Doch viel mehr bewegt die Umstehenden an diesem Sonntagnachmittag die Frage, was hinter der Attacke steckt. Zeugen wollen Rufe des Mannes gehört haben, als dieser das Lokal verließ, sagt Levgrün. "Aber sie haben nicht einmal die Sprache erkennen können." Hinweise auf ein Motiv haben die Ermittler in den Stunden nach dem Angriff noch nicht. Möglicherweise sei der Mann psychisch krank, heißt es. Ob es einen Bezug zur Fußball-EM gibt, sei noch vollkommen unklar. Auch zur Identität des Mannes kann die Polizei vorerst keine Angaben machen.Angriff St. Pauli 13.05
Die meisten der feiernden Fußballfans hätten von dem Vorfall nichts mitbekommen. "Es herrschte Partystimmung, es war ausgelassen, es war laut", sagt Polizeisprecherin Levgrün. Erst als immer mehr Polizeikräfte zum Tatort gekommen seien, habe sich etwas Unruhe breitgemacht. Von Panik sei aber keine Spur gewesen.

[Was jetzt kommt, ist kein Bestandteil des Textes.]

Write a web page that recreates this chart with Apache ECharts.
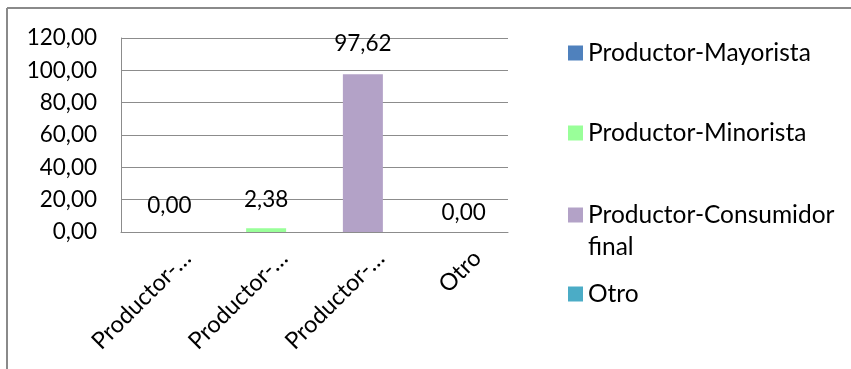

Trotz der verhinderten Attacke auf der Reeperbahn – von einer erhöhten Gefährdung für das Vorrundenspiel im Volkspark und das Fanfest auf dem Heiligengeistfeld geht die Polizei nicht aus. Die Sicherheitsvorkehrungen sind ohnehin denkbar hoch.
Rund um den Tatort geht schon kurz nach den Schüssen das Leben weiter: In den Kneipen läuft die Vorberichterstattung zum EM-Spiel, die Zapfhähne sind im Dauerbetrieb. Niederländische und polnische Fans freuen sich auf ein Fußballfest. Dass sich kurz zuvor nur wenige Meter entfernt dramatische Szenen abgespielt haben, hat sich zwar rumgesprochen, aber Angst herrscht nicht auf dem Kiez. "Es ist so viel Polizei hier", sagt ein in Orange gekleideter Fan zum stern. "Wir feiern weiter."
Inzwischen hat sich der Himmel über Hamburg zugezogen, es regnet. Fernsehreporterinnen und -reporter aus aller Welt berichten von der Reeperbahn über den Zwischenfall am Rande des EM-Spiels. Hinter ihnen hat die Polizei die Silbersackstraße weiterhin abgesperrt. Auf der Fahrbahn liegen der Rucksack und der Schieferhammer des Angreifers im Regen. In 30 Minuten ist Anpfiff im Hamburger Volksparkstadion. Am Abend werden sie hier auf der Reeperbahn wieder feiern, die Fans aus Polen und den Niederlanden. Und auch die Polizei wird da sein.